Hal serupa terjadi di Kabupaten Pinrang, Sulawesi Selatan. Vaksinasi massal di kawasan itu bisa berjalan dengan baik berkat sinergi lintas sektor, seperti kolaborasi yang melibatkan militer dan polisi.
”Kita di Pinrang juga ada mobil layanan kesehatan. Ketika mobil ini digunakan, bisa sangat membantu keterjangkauan vaksinasi ke kelompok rentan dan berisiko tinggi,” ucap Kepala Dinkes Kabupaten Pinrang, Dyah Puspita Dewi.
Namun, penyelenggaraan kegiatan penanggulangan Covid-19 bukannya tanpa masalah. Beberapa hambatan dialami oleh kelompok rentan, termasuk ihwal akses vaksinasi. Aktivis komunitas Tuli, Amanda Farlany, mengaku sempat kesulitan mengakses vaksin karena ketiadaan sarana transportasi dan keterbatasan komunikasi.
Masalah bahasa menjadi kendala utamanya. Ketika datang untuk mengantre vaksin, Amanda tidak bisa mendengar panggilan dari petugas. ”Jadi antre urutan bisa terlewat,” keluhnya. Untuk itu, ia menyarankan pemerintah agar menyediakan layanan khusus untuk penyandang Tuli. ”Komunikasi jadi penting, misalnya fasilitas juru bahasa tuli.”
Merespons hal itu, Direktur Pengelolaan Imunisasi Ditjen P2P Kemenkes Prima Yosephine mengatakan kolaborasi lintas sektor akan sangat membantu. Tiap sektor akan bergerak ke kantong populasi tertentu, semisal kelompok rentan.

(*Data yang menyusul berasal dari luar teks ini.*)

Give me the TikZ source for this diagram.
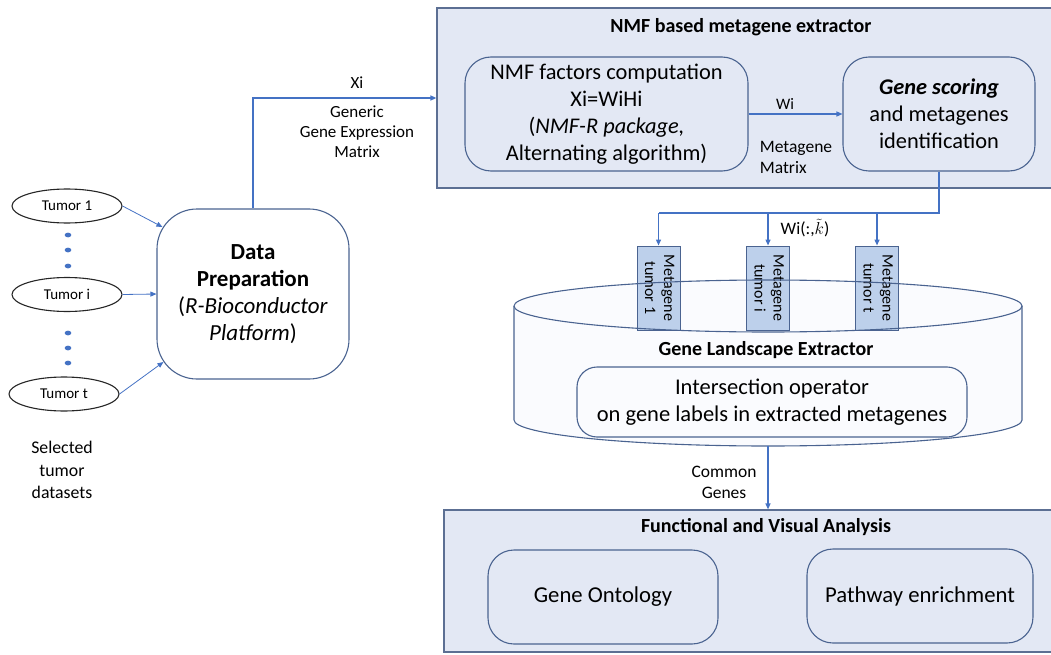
\documentclass[tikz,border=0pt]{standalone}
\usepackage{fontspec}
\setmainfont{Carlito}
\usetikzlibrary{arrows.meta,positioning,shapes.geometric}
\definecolor{panelfill}{HTML}{E3E8F4}
\definecolor{paneledge}{HTML}{5C6F93}
\definecolor{boxedge}{HTML}{4A6390}
\definecolor{wireblue}{HTML}{4472C4}
\definecolor{mgfill}{HTML}{BDD0EB}
\definecolor{cylfill}{HTML}{FAFBFE}
\newcommand{\fs}[2]{\fontsize{#1}{#2}\selectfont}

\begin{document}
\begin{tikzpicture}[x=1pt, y=-1pt, line width=1pt, >={Triangle[length=6pt,width=5pt]},
  panel/.style={draw=paneledge, fill=panelfill, line width=1.2pt, inner sep=0pt},
  stage/.style={draw=boxedge, line width=1.1pt, rounded corners=26pt, align=center, inner sep=0pt},
  tumor/.style={ellipse, draw=black!85, line width=1.1pt, minimum width=110pt, minimum height=34pt, inner sep=0pt, font=\fs{15}{17}},
  mgbox/.style={draw=boxedge, fill=mgfill, line width=1pt, minimum width=43pt, minimum height=84pt, inner sep=0pt, font=\fs{16}{19}},
  wire/.style={draw=wireblue, line width=1.2pt},
  feed/.style={draw=wireblue, line width=0.8pt},
  cyl/.style={draw=boxedge, line width=1.1pt},
  lbl/.style={align=center, inner sep=0pt},
  heading/.style={font=\bfseries\fs{20}{23}, inner sep=0pt}]
  \useasboundingbox (0,0) rectangle (1051,655);

  % NMF panel
  \node[panel, minimum width=616pt, minimum height=180pt] (nmf) at (745,98) {};
  \node[heading] (nmftitle) at (741,27) {NMF based metagene extractor};
  \node[stage, minimum width=283pt, minimum height=114pt, font=\fs{22.4}{27}] (fact) at (606.5,114)
    {NMF factors computation\\Xi=WiHi\\(\textit{NMF-R package,}\\Alternating algorithm)};
  \node[stage, minimum width=192pt, minimum height=114pt, font=\fs{22.4}{27}] (score) at (939,114)
    {\textbf{\textit{Gene scoring}}\\and metagenes\\identification};
  \draw[wire,->] (fact) -- (score);
  \node[lbl, font=\fs{16}{18}] (wi) at (785,104) {Wi};
  \node[lbl, align=left, font=\fs{17.5}{21}] (mgmat) at (796,157) {Metagene\\Matrix};

  % tumors and data preparation
  \node[tumor] (t1) at (67,206) {Tumor 1};
  \node[tumor] (ti) at (67,294.5) {Tumor i};
  \node[tumor] (tt) at (64,394) {Tumor t};
  \foreach \y in {235,250,266,333,348,363}
    \fill[wireblue] (68,\y) ellipse [x radius=3.3pt, y radius=2.4pt];
  \node[stage, rounded corners=40pt, minimum width=192pt, minimum height=170pt, font=\fs{23}{27}] (prep) at (253,294)
    {\textbf{Data}\\\textbf{Preparation}\\(\textit{R-Bioconductor}\\\textit{Platform})};
  \draw[feed,->] (t1.east) -- ([xshift=6pt,yshift=67pt]prep.west);
  \draw[feed,->] (ti.east) -- (prep.west);
  \draw[feed,->] (tt.east) -- ([xshift=7pt,yshift=-68pt]prep.west);
  \node[lbl, font=\fs{17.8}{22.5}] (sel) at (62,470) {Selected\\tumor\\datasets};

  \draw[wire,->] (prep.north) |- (nmf.west);
  \node[lbl, font=\fs{17}{20}] (xi) at (357,83) {Xi};
  \node[lbl, font=\fs{17}{20}] (gem) at (357,132) {Generic\\Gene Expression\\Matrix};

  % gene landscape cylinder
  \path[fill=cylfill] (514,306) -- (514,420) arc[start angle=180, end angle=360, x radius=254pt, y radius=26pt]
    -- (1022,306) arc[start angle=0, end angle=180, x radius=254pt, y radius=26pt] -- cycle;
  \draw[cyl] (514,306) -- (514,420) arc[start angle=180, end angle=360, x radius=254pt, y radius=26pt] -- (1022,306);
  \coordinate (cylbot) at (768,446);

  \node[mgbox] (mg1) at (658.5,288) {\rotatebox{-90}{\begin{tabular}{@{}c@{}}Metagene\\tumor 1\end{tabular}}};
  \node[mgbox] (mgi) at (768,288) {\rotatebox{-90}{\begin{tabular}{@{}c@{}}Metagene\\tumor i\end{tabular}}};
  \node[mgbox] (mgt) at (877,288) {\rotatebox{-90}{\begin{tabular}{@{}c@{}}Metagene\\tumor t\end{tabular}}};
  \draw[cyl] (768,306) ellipse [x radius=254pt, y radius=26pt];

  \coordinate (bus) at (939,213);
  \draw[wire, line width=1.6pt] (score.south) |- (mg1.north |- bus);
  \foreach \m in {mg1,mgi,mgt}
    \draw[wire, line width=1.4pt, ->] (\m.north |- bus) -- (\m.north);
  \node[lbl, font=\fs{17.5}{20}] (wik) at (805,228) {Wi(:,$\tilde{k}$)};

  \node[heading] (glx) at (766,350) {Gene Landscape Extractor};
  \node[stage, rounded corners=20pt, minimum width=390pt, minimum height=70pt, font=\fs{22.5}{27}] (inter) at (772,402)
    {Intersection operator\\on gene labels in extracted metagenes};

  % functional and visual analysis
  \node[panel, minimum width=610pt, minimum height=142pt] (fva) at (749,581) {};
  \draw[wire,->] (cylbot) -- (fva.north -| cylbot);
  \node[lbl, font=\fs{17.5}{21}] (common) at (724,482) {Common\\Genes};
  \node[heading] (fvatitle) at (766,527) {Functional and Visual Analysis};
  \node[stage, minimum width=230pt, minimum height=94pt, font=\fs{22.7}{27}] (onto) at (603,597) {Gene Ontology};
  \node[stage, minimum width=226pt, minimum height=94pt, font=\fs{22.7}{27}] (pathway) at (920,596) {Pathway enrichment};
\end{tikzpicture}
\end{document}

Selain itu, pendekatan penanganan wabah harus dilakukan dengan penyesuaian terhadap kearifan lokal di daerah setempat. ”Misalnya, ada organisasi masyarakat setempat yang membantu menjangkau ke masyarakat adat Baduy. Ini bisa menjadi kolaborasi antarelemen masyarakat yang sangat membantu program pemulihan, khususnya vaksinasi,” jelas Prima.